Yeah,hopefully this year the closing merit stays the same as last year.But I know a few people who got really good in the SATs and have applied so [FONT=&quot] ¯\_(ツ)_/¯[/FONT]


----------



## Waheed98 (Sep 2, 2017)

Whats your overall agregate?


----------



## denisovan (Sep 12, 2017)

I got 92%,but they somehow add something to increase the scores when they release the merit lists,so I think it'll be a bit higher.


----------



## Waheed98 (Sep 2, 2017)

Nice you?re definately going to get in.I just got 84 percent


----------



## NasirJamshed (Sep 20, 2017)

When is the foreign List coming out ?


----------



## Waheed98 (Sep 2, 2017)

DUNNo,what is your aggregate?


----------



## NasirJamshed (Sep 20, 2017)

87 ish


----------



## NasirJamshed (Sep 20, 2017)

What was the closing aggregate last year guys?


----------



## remo123 (Jun 2, 2017)

Merit list is out for both foriegn and local. What rank did you guys get? Mine is 2nd in Overseas seat.


----------



## chronos (Sep 1, 2016)

remo123 said:


> Merit list is out for both foriegn and local. What rank did you guys get? Mine is 2nd in Overseas seat.


I got 3rd position for foreign seats category. What was your aggregate, remo123?


----------



## remo123 (Jun 2, 2017)

95%. Yours?


----------



## chronos (Sep 1, 2016)

remo123 said:


> 95%. Yours?


95% as well. Are you going to apply for overseas category in the Punjab Government colleges?


----------



## remo123 (Jun 2, 2017)

Yep


----------



## chronos (Sep 1, 2016)

remo123 said:


> Yep


Nice. Same here.


----------



## denisovan (Sep 12, 2017)

You guys got high enough to join KE or Allama Iqbal,so are you gonna pick those or stick with NUMs.


----------



## remo123 (Jun 2, 2017)

No idea as of now.


----------



## FatimaHayat (Dec 26, 2014)

Till what position in the merit list on foreign seats can you get in to AMC for MBBS? I believe they just put the name of everyone who applied in the merit list.


----------



## denisovan (Sep 12, 2017)

I've heard people who got around 20th merit position get in after the 2nd merit list.But this year with the UHS MDCAT mess going on It could be worse


----------



## disguised_angel (Sep 23, 2017)

chronos said:


> 95% as well. Are you going to apply for overseas category in the Punjab Government colleges?

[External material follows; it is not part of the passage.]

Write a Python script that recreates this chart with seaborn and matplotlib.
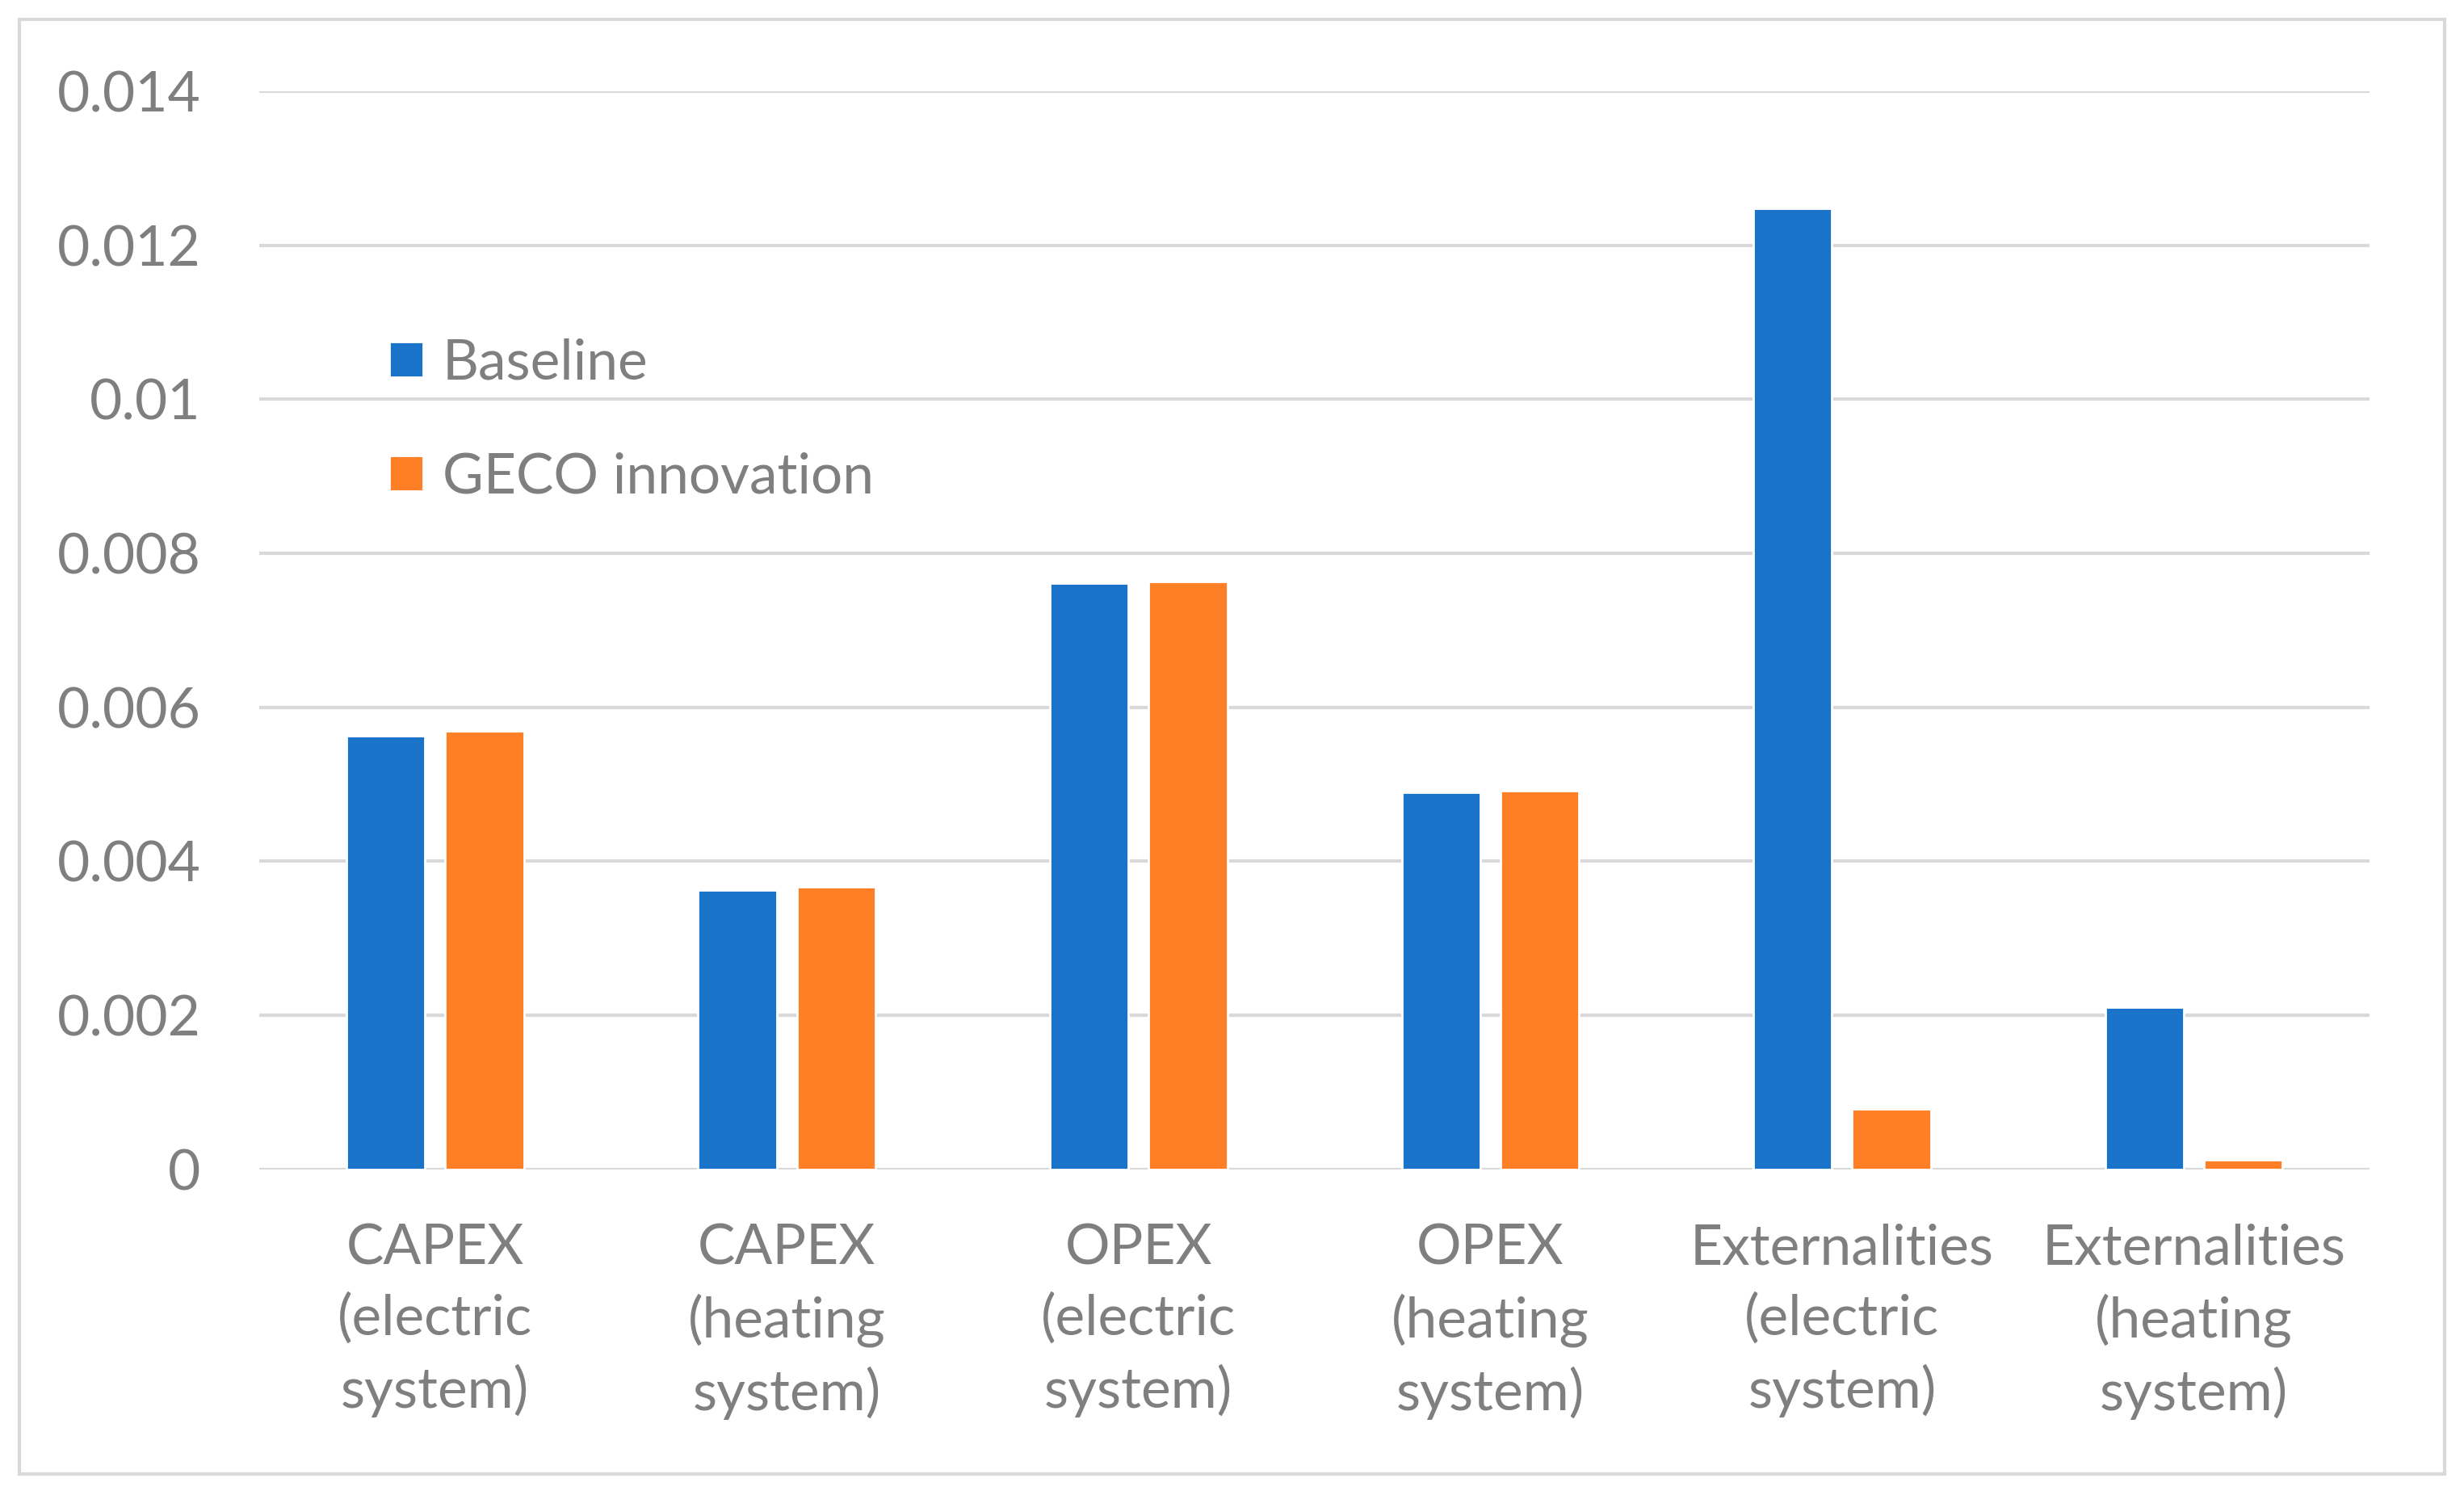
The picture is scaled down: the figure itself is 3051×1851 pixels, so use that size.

how do you apply for the overseas category in the Punjab government colleges?


----------



## Waheed98 (Sep 2, 2017)

COngrats yuo guys who came in the merit,so are you guys going to army medical college or not?


----------



## denisovan (Sep 12, 2017)

Hopefully,does anyone know how many seats are available to overseas students?


----------